Secondly, contrary to that program's apparent belief, not every piece of financial advice should be made in order to maximize profits. There are many things that are recommended solely to reinforce good habits and establish discipline.  That discipline in particular will prevail with cooler heads whenever the markets get particularly emotional (e.g., market corrections).  Periodic re-allocations can be one of those habits.

Furthermore, the downside of their argument against reallocating was that the initial allocation is completely arbitrary.  The hosts are professionals in the industry, so maybe they have clients often come to them devoted to a strict allocation, only to learn later that this allocation was generated by a computer program or an even more impersonal method.  Regardless, dismissing re-allocations based on the validity of the target allocation is where I mostly took a defensive stand.

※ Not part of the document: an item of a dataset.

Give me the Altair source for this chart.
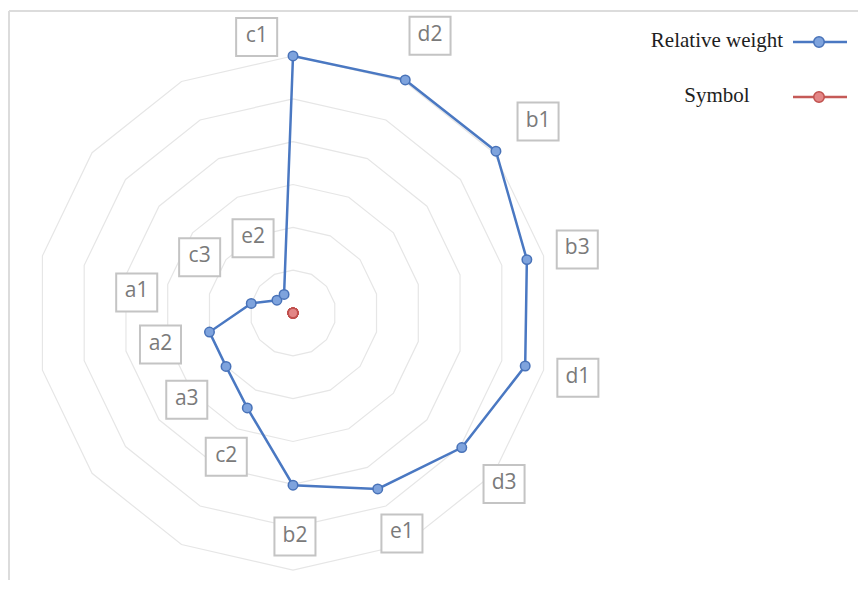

The largest purpose of reallocating small amounts, such as monthly or weekly or daily reallocating will do, is to achieve rule #1 in investing: buy low, sell high. Until your target allocation changes significantly, generally due to the natural process of aging, there is no better method to move money out of inflated assets or move money into deflated assets than reallocation.  Because the amounts being moved are small and because these re-allocations are predesignated periodically, there should be no decisions to second-guess or no bad news to cause an adverse reaction in a temporary panic.

Another good habit for long-term financial success is diversification.  This year, I started adopting many more markets and sectors in my Roth IRA, including the gold (metals) market, healthcare sector, and 3D technology sector. Diversification can get you far, but there is a limit to its fruitfulness. Most people know that there is such a thing as over-diversification, but few would say that issue negates the benefit of diversification altogether. Same goes for re-allocations. Dismissing either strictly for its limitations is throwing the baby out with the bath water.